Logo antes de abrir meu escritório, saí do antigo trabalho e, enquanto me preparava para a “carreira solo”, passei um ano em casa dando andamento a projetos e obras. Para um arquiteto é difícil separar o trabalho da vida pessoal. Quase todos meus colegas se identificam com esse modus operandi: pensam nos projetos, clientes e têm ideias o tempo todo. Por essa razão, quando naquela época trouxe o trabalho para dentro de casa, tudo isso se intensificou ainda mais. Em vez de ter uma rotina mais leve, me vi em casa, lutando para abandonar o computador e preservar antigos hábitos que estavam morrendo. Disciplinado, minha produtividade não caiu e tampouco aumentou, mas reparei que parte da minha tranquilidade havia sido invadida. Entre tantas tarefas, restringir o trabalho em casa, em alguns momentos, passava a ser uma delas.

Agora que todos, finalmente, conquistaram o direito ao home office, penso que muitos talvez percebam que ter a nossa casa como um refúgio de intimidade, exclusividade de tempo e atenção só para os nossos, para aqueles que importam e até mesmo para o ócio, seja uma solução antiga, porém acertada, simples.

Na minha falsa quarentena, fui privilegiado. Como moro perto do trabalho e o caminho é arborizado, mas deserto, sigo diariamente indo cedo para o escritório, porém agora caminhando, observando as casas, mas principalmente as árvores. O mesmo trajeto, mas outra percepção da paisagem, das construções e de mim.
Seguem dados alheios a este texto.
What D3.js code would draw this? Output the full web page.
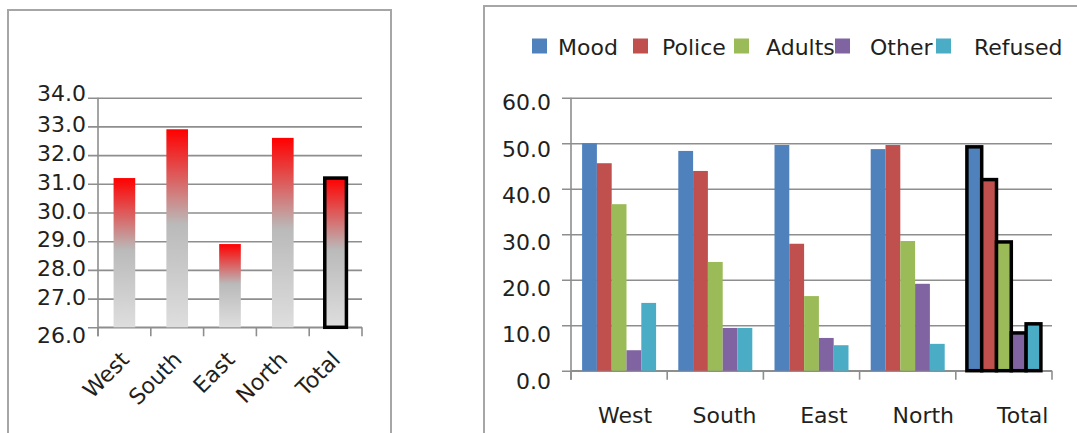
<!DOCTYPE html>
<html>
<head>
<meta charset="utf-8">
<script src="https://cdn.jsdelivr.net/npm/d3@7/dist/d3.min.js"></script>
<style>
  html, body { margin: 0; padding: 0; background: #fff; }
  svg { display: block; font-family: "DejaVu Sans", sans-serif; }
  .lbl { fill: #231f20; }
</style>
</head>
<body>
<svg id="chart" width="1077" height="433"></svg>
<script>
// Regions shared by both panels
const regions = ["West", "South", "East", "North", "Total"];

// Left panel: average score per region
const averageScores = [31.2, 32.9, 28.9, 32.6, 31.2];
const averageTicks = [26, 27, 28, 29, 30, 31, 32, 33, 34];

// Right panel: share of each reason per region (%)
const seriesNames = ["Mood", "Police", "Adults", "Other", "Refused"];
const mood    = [50.0, 48.3, 49.6, 48.7, 49.2];
const police  = [45.6, 43.9, 27.9, 49.6, 42.0];
const adults  = [36.6, 23.9, 16.4, 28.5, 28.3];
const other   = [4.5, 9.4, 7.2, 19.1, 8.3];
const refused = [14.9, 9.4, 5.6, 5.9, 10.3];
const reasonTicks = [0, 10, 20, 30, 40, 50, 60];
const seriesColors = ["#4f81bd", "#c0504d", "#9bbb59", "#8064a2", "#4bacc6"];

const highlighted = "Total";
const gridColor = "#8e8e8e";
const fontSize = 22;
const fmt = d3.format(".1f");

const svg = d3.select("#chart");

// gradient fill for the average bars: red at top fading to grey
const defs = svg.append("defs");
const grad = defs.append("linearGradient")
  .attr("id", "redGrey").attr("x1", 0).attr("y1", 0).attr("x2", 0).attr("y2", 1);
grad.append("stop").attr("offset", "0%").attr("stop-color", "#ff0000");
grad.append("stop").attr("offset", "48%").attr("stop-color", "#bababa");
grad.append("stop").attr("offset", "100%").attr("stop-color", "#dedede");

// panel frames
svg.append("rect").attr("x", 8).attr("y", 10).attr("width", 383).attr("height", 460)
  .attr("fill", "none").attr("stroke", "#a6a6a6").attr("stroke-width", 2);
svg.append("rect").attr("x", 484).attr("y", 6).attr("width", 700).attr("height", 460)
  .attr("fill", "none").attr("stroke", "#a6a6a6").attr("stroke-width", 2);

/* ---------------- Left panel ---------------- */
{
  const left = 98, right = 362, top = 97.7, bottom = 327.3, tick = 9;
  const x = d3.scaleBand().domain(regions).range([left, right])
    .paddingInner(0.59).paddingOuter(0.295);
  const y = d3.scaleLinear().domain([26, 34]).range([bottom, top]);
  const step = (right - left) / regions.length;

  const g = svg.append("g");

  // horizontal gridlines + tick labels
  const yAxis = d3.axisLeft(y).tickValues(averageTicks).tickFormat(fmt)
    .tickSize(-(right - left + 10)).tickPadding(2);
  const ya = g.append("g").attr("transform", `translate(${left - 10},0)`).call(yAxis);
  ya.select(".domain").remove();
  ya.selectAll(".tick line").attr("stroke", gridColor).attr("stroke-width", 1.6);
  ya.selectAll(".tick text")
    .attr("class", "lbl").attr("font-size", fontSize).attr("font-family", "DejaVu Sans")
    .attr("dy", d => d === 26 ? "0.7em" : d === 34 ? "0.13em" : "0.25em");

  // axis lines
  g.append("line").attr("x1", left).attr("x2", left).attr("y1", top).attr("y2", bottom + tick)
    .attr("stroke", gridColor).attr("stroke-width", 1.6);
  g.append("line").attr("x1", left).attr("x2", right).attr("y1", bottom).attr("y2", bottom)
    .attr("stroke", gridColor).attr("stroke-width", 1.6);
  g.selectAll(".xtick").data(d3.range(regions.length + 1)).join("line")
    .attr("x1", i => left + i * step).attr("x2", i => left + i * step)
    .attr("y1", bottom).attr("y2", bottom + tick)
    .attr("stroke", gridColor).attr("stroke-width", 1.6);

  // bars
  g.selectAll(".bar").data(regions.map((r, i) => ({ r, v: averageScores[i] }))).join("rect")
    .attr("x", d => x(d.r)).attr("width", x.bandwidth())
    .attr("y", d => y(d.v)).attr("height", d => y(26) - y(d.v))
    .attr("fill", "url(#redGrey)")
    .attr("stroke", d => d.r === highlighted ? "#000" : "none")
    .attr("stroke-width", 3.5);

  // rotated category labels
  g.selectAll(".xl").data(regions).join("text")
    .attr("class", "lbl").attr("font-size", fontSize).attr("text-anchor", "end")
    .attr("transform", d => `translate(${x(d) + x.bandwidth() / 2 + 6},361) rotate(-45)`)
    .text(d => d);
}

/* ---------------- Right panel ---------------- */
{
  const left = 571, right = 1052, top = 97.7, bottom = 370.7, tick = 9;
  const x0 = d3.scaleBand().domain(regions).range([left, right]).padding(0);
  const x1 = d3.scaleBand().domain(seriesNames).range([0, x0.bandwidth()])
    .paddingInner(0).paddingOuter(0.75);
  const y = d3.scaleLinear().domain([0, 60]).range([bottom, top]);
  // tick labels drift slightly lower than their gridlines
  const yLabel = d3.scaleLinear().domain([0, 60]).range([380.5, 102]);

  const g = svg.append("g");

  const yAxis = d3.axisLeft(y).tickValues(reasonTicks).tickFormat(fmt)
    .tickSize(-(right - left + tick)).tickPadding(11);
  const ya = g.append("g").attr("transform", `translate(${left - tick},0)`).call(yAxis);
  ya.select(".domain").remove();
  ya.selectAll(".tick line").attr("stroke", gridColor).attr("stroke-width", 1.6);
  ya.selectAll(".tick text")
    .attr("class", "lbl").attr("font-size", fontSize).attr("font-family", "DejaVu Sans")
    .attr("dy", d => (yLabel(d) - y(d)) + 7.8);

  g.append("line").attr("x1", left).attr("x2", left).attr("y1", top).attr("y2", bottom + tick)
    .attr("stroke", gridColor).attr("stroke-width", 1.6);
  g.append("line").attr("x1", left).attr("x2", right).attr("y1", bottom).attr("y2", bottom)
    .attr("stroke", gridColor).attr("stroke-width", 1.6);
  g.selectAll(".xtick").data([...regions.map(r => x0(r)), right]).join("line")
    .attr("x1", d => d).attr("x2", d => d)
    .attr("y1", bottom).attr("y2", bottom + tick)
    .attr("stroke", gridColor).attr("stroke-width", 1.6);

  const table = [mood, police, adults, other, refused];
  const groups = g.selectAll(".grp").data(regions).join("g")
    .attr("transform", d => `translate(${x0(d)},0)`);
  groups.selectAll("rect")
    .data((r, i) => seriesNames.map((s, k) => ({ r, s, k, v: table[k][i] })))
    .join("rect")
    .attr("x", d => x1(d.s)).attr("width", x1.bandwidth())
    .attr("y", d => y(d.v)).attr("height", d => y(0) - y(d.v))
    .attr("fill", d => seriesColors[d.k])
    .attr("stroke", d => d.r === highlighted ? "#000" : "none")
    .attr("stroke-width", 3.5);

  // category labels
  g.selectAll(".xl").data(regions).join("text")
    .attr("class", "lbl").attr("font-size", fontSize).attr("text-anchor", "middle")
    .attr("x", (d, i) => x0(d) + x0.bandwidth() / 2 + 6 + i * 3.2)
    .attr("y", 423)
    .text(d => d);

  // legend
  const legend = svg.append("g");
  const sq = d3.scaleLinear().domain([0, 1]).range([532, 633]);
  const tx = d3.scaleLinear().domain([0, 1]).range([558, 662]);
  legend.selectAll("rect").data(seriesNames).join("rect")
    .attr("x", (d, i) => sq(i)).attr("y", 38.5).attr("width", 15).attr("height", 15)
    .attr("fill", (d, i) => seriesColors[i]);
  legend.selectAll("text").data(seriesNames).join("text")
    .attr("class", "lbl").attr("font-size", fontSize)
    .attr("x", (d, i) => tx(i)).attr("y", 54.5)
    .text(d => d);
}
</script>
</body>
</html>
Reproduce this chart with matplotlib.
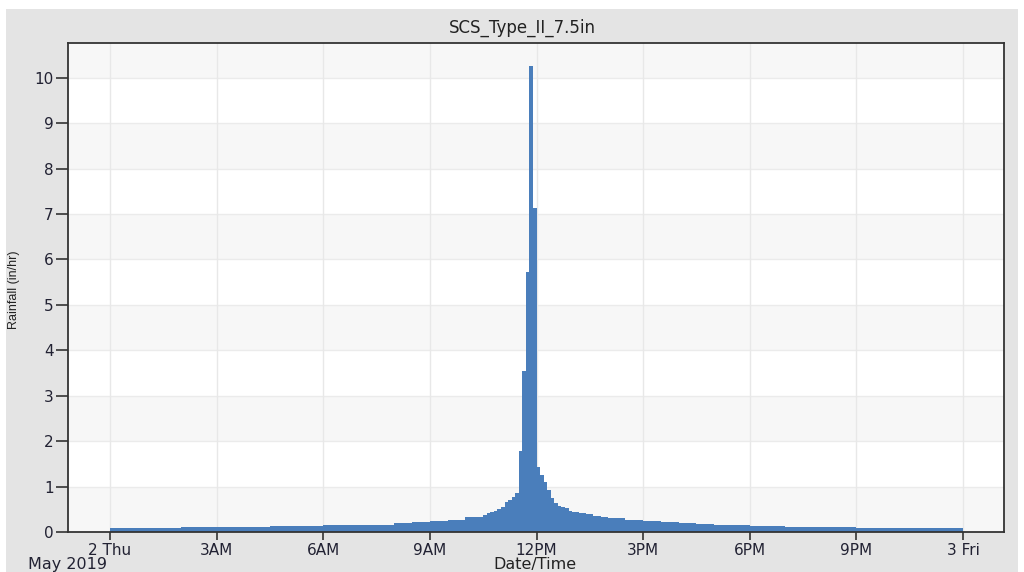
#!/usr/bin/env python3

import matplotlib
matplotlib.use('Agg')
import matplotlib.pyplot as plt
from matplotlib.patches import Rectangle


TITLE = 'SCS_Type_II_7.5in'
BAR_COLOUR = '#4a7ebb'

# bin edges, hours after 2 May 2019 00:00
edges = [0.0, 0.5, 1.0, 1.5, 2.0, 2.5, 3.0, 3.5, 4.0, 4.5, 5.0, 5.5, 6.0, 6.5,
         7.0, 7.5, 8.0, 8.5, 9.0, 9.5, 10.0,
         10.5, 10.6, 10.7, 10.8, 10.9, 11.0, 11.1, 11.2, 11.3, 11.4, 11.5, 11.6,
         11.7, 11.8, 11.9, 12.0, 12.1, 12.2, 12.3, 12.4, 12.5, 12.6, 12.7, 12.8,
         12.9, 13.0, 13.2, 13.4, 13.6, 13.8, 14.0,
         14.5, 15.0, 15.5, 16.0, 16.5, 17.0, 17.5, 18.0, 18.5, 19.0, 19.5, 20.0,
         20.5, 21.0, 21.5, 22.0, 22.5, 23.0, 23.5, 24.0]

# rainfall intensity, in/hr
rain = [0.085, 0.085, 0.088, 0.09, 0.10, 0.105, 0.108, 0.11, 0.115, 0.125,
        0.128, 0.13, 0.145, 0.148, 0.15, 0.155, 0.19, 0.22, 0.24, 0.27, 0.32,
        0.37, 0.42, 0.45, 0.47, 0.50, 0.54, 0.65, 0.70, 0.77, 0.86, 1.79, 3.55,
        5.72, 10.26, 7.13, 1.44, 1.26, 1.09, 0.92, 0.74, 0.63, 0.57, 0.55, 0.52,
        0.47, 0.43, 0.41, 0.39, 0.35, 0.33,
        0.30, 0.27, 0.24, 0.22, 0.19, 0.17, 0.15, 0.145, 0.135, 0.13, 0.115,
        0.11, 0.105, 0.10, 0.095, 0.09, 0.085, 0.082, 0.08, 0.078]

tick_hours = [0, 3, 6, 9, 12, 15, 18, 21, 24]
tick_labels = ['2 Thu', '3AM', '6AM', '9AM', '12PM', '3PM', '6PM', '9PM', '3 Fri']

plt.rcParams['font.family'] = ['DejaVu Sans']

W, H = 1024, 572
fig = plt.figure(figsize=(W / 100, H / 100), dpi=100, facecolor='white')
fig.patches.append(Rectangle((6 / W, 0), 1012 / W, (H - 9) / H,
                             transform=fig.transFigure, facecolor='#e4e4e4',
                             edgecolor='none', zorder=-10))

ax = fig.add_axes([68.3 / W, (H - 532) / H, (1004.3 - 68.3) / W, (532 - 43.3) / H])
ax.set_facecolor('white')
ax.set_xlim(-1.173, 25.16)
ax.set_ylim(0, 10.76)

# alternating bands
for k in range(0, 11, 2):
    ax.axhspan(k, k + 1, color='#f7f7f7', zorder=0, lw=0)
for k in range(1, 11):
    ax.axhline(k, color='#ebebeb', lw=1, zorder=0.5)
for h in tick_hours:
    ax.axvline(h, color='#e8e8e8', lw=1, zorder=0.5)

ax.stairs(rain, edges, fill=True, color=BAR_COLOUR, baseline=0, zorder=2)

ax.set_xticks(tick_hours)
ax.set_xticklabels(tick_labels)
ax.set_yticks(range(0, 11))
ax.tick_params(axis='y', length=8.6, width=1.2, color='#333333',
               labelsize=11, labelcolor='#222233', pad=2)
ax.tick_params(axis='x', length=6, width=1.2, color='#333333',
               labelsize=11, labelcolor='#222233', pad=2)
for s in ax.spines.values():
    s.set_color('#333333')
    s.set_linewidth(1.3)

fig.text(522 / W, 1 - 28 / H, TITLE, ha='center', va='center', fontsize=12,
         color='#222222')
fig.text(14 / W, 1 - 290 / H, 'Rainfall (in/hr)', rotation=90, ha='center',
         va='center', fontsize=9, color='#222222', family='Liberation Sans')
fig.text(535 / W, 1 - 565 / H, 'Date/Time', ha='center', va='center',
         fontsize=11.5, color='#222222')
fig.text(28 / W, 1 - 565 / H, 'May 2019', ha='left', va='center',
         fontsize=11.5, color='#222233')

fig.savefig('out.png', dpi=100, facecolor=fig.get_facecolor())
Demoro cerca de vinte e cinco minutos no percurso, mas que correspondem há horas porque penso e penso muito. Olhando as casas por fora, vejo dentro a minha rotina mudar: a cozinha voltando a ser o coração da casa enquanto membros de uma mesma casa, família ao seu redor recuperam o convívio e constroem novas memórias afetivas. Observo as árvores, constato que uma delas é um pé de café, lembro de minha infância nas férias vendo os grãos de café secando na chácara em Araxá, penso de novo. Não sei onde tudo isso nos levará, mas talvez o novo, depois de todas as nossas reflexões, seja a constatação de que só o essencial irá permanecer e que viver de maneira simples seja ainda o melhor caminho.